35 South Carrol Street, Frederick, MD
- Bootjack Rye Whiskey
- Matchstick Straight Bourbon Whiskey
- Gardeners Gin
- Flavored vodkas and specialty spirits
Named 2020’s best distillery in Maryland by the New York International Spirits Competition, McClintock Distilling features organic spirits from Maryland and regional grains that are milled in-house using their antique stone burr mill. The distillery is named after McClintock Young, a Frederick resident and inventor in the 1800s who’s also the ancestor of one of the owners.
McClintock’s Bootjack Rye Whiskey and Matchstick Straight Bourbon Whiskey have both won awards in the various competitions.
What to See & Do Near McClintock Distilling
McClintock is located in historic Frederick’s arts district.
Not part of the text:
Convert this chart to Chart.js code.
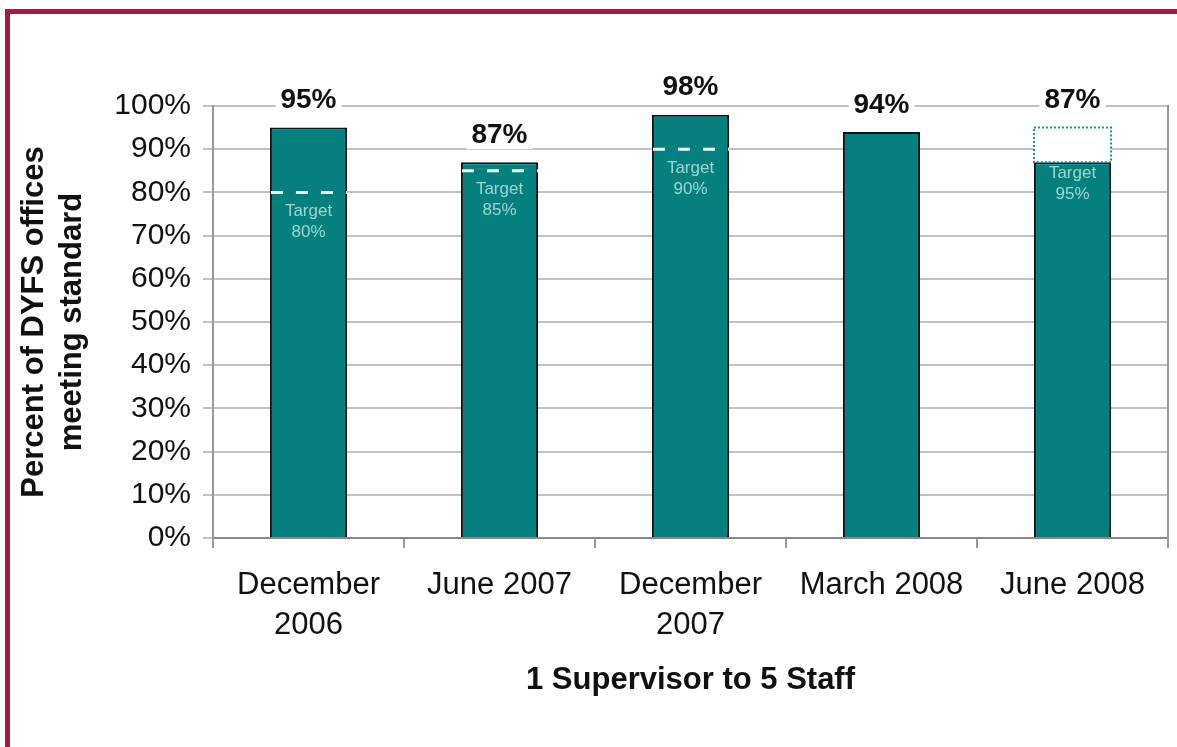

There are galleries in nearby warehouses. Downtown is a few blocks away with boutiques and hip restaurants. The Canal offers a beautiful walkway. There are also several craft distilleries downtown
#5 – B.A.D Alfred’s Distilling
323 High Street, Chestertown, MD
- B.A.D. Al’s Rye Whiskey
- B.A.D Alfred’s Bourbon Whiskey
- Apple Girl Shine
- Grappa, Vodka & Gin
BAD Alfred’s Distilling, called ‘Bad Al’s by the locals, is a micro-distillery in historic downtown Chestertown just off the town square. Former wine-makers, Al & Jennifer Cassinelli, decided to focus on brewing and distilling making unique blends.
BAD Al’s has two side-by-side, connected storefronts. One side is the distillery while the other side contains the pizza oven and kitchen. Ironically, the locally popular free-form pizza was a side hustle required by the city to get the distillery downtown, but food and drinks go back and forth. Bad Al’s also brews their beer.
Tours are offered on Saturday afternoon. You’ll see the distilling process, but the barrels are stored at the farm (the former winery).
What to See & Do Near Bad Alfred’s Distillery
BAD Al’s is in Chestertown, one of our favorite historic Chesapeake Bay towns. It’s on the beautiful Chester River and is full of historic homes, including original Colonial mansions. Downtown is full of boutiques and high-end art studios (it’s a college town).
Chestertown is known for its festivals that start in the Spring with the colonial Chestertown Tea Party (‘Boston Tea Party’ style) and end in the Fall with Downrigging Weekend, the last hurrah before historic wooden ships from all over the Chesapeake sail home for the winter. And Chestertown’s big farmers market on the town square is nearly every Saturday, year-round.